G: I some instances, but in most instances I am afraid they are giving all
they can to the wrong side. If they would try to remember that there is a
supreme being, and that we should be grateful and do more than we do, I
think they would find more happiness in their lives.
B: One last question I want to ask. This has been the family home for more
than a hundred years. Is there a younger person to come to live with you.
G: No. I do not have any children. My brother's children live in New York
and I do not think they are interested. So, it is my plan that when I die
I will probably leave this to my college club, and I will leave the other
place to Bethune-Cookman for my brother, since that was his school. I do
not have anybody to leave it to. They have everything that he had up
north, home, business and everything, and they do not want anything down
here. What better way to do it.
B: Will your college be left to be maintained as a home, or to be left to do
as they please?
G: If I give this to Clark, I would expect them to sell it and take the money
for whatever they wanted.
B: Now, I said one last question, and this is really it. Being a teacher for
many years, I know you have collected things. Do you have old photographs
and paperwork that you have had for years, that you would like to leave
somewhere to be used for some purpose? We are possibly trying to
establish a foundation to collect life history. Can I call on you
sometime to see what you have?
G: I do not know. I was looking through some papers and things the other
day, but I do not think they are going to be able to weather the storm.

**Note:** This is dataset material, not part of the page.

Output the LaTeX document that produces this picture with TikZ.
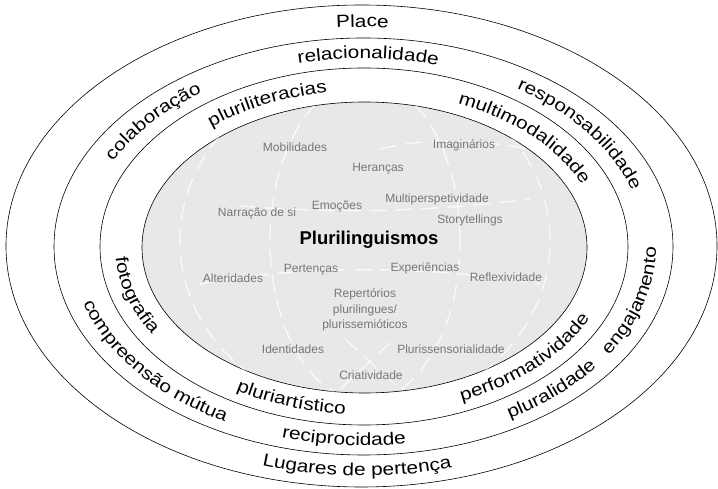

Some of my textbooks and things that I valued so long have those little
B: Do not throw anything away because there is a way of preserving things,
even letters that you received from your parents when you were in school.
Things they had in time will be of value.
G: Well honey, I have been throwing those things out.
B: I will have to get back with you.
G: I have enjoyed having you.
B: Thank you. I have enjoyed talking to you.
G: I just hope I have not talked you to death.
B: You did not. It has been an excellent interview. Thank you, Mrs.
G: You are quite welcome. It has been my pleasure.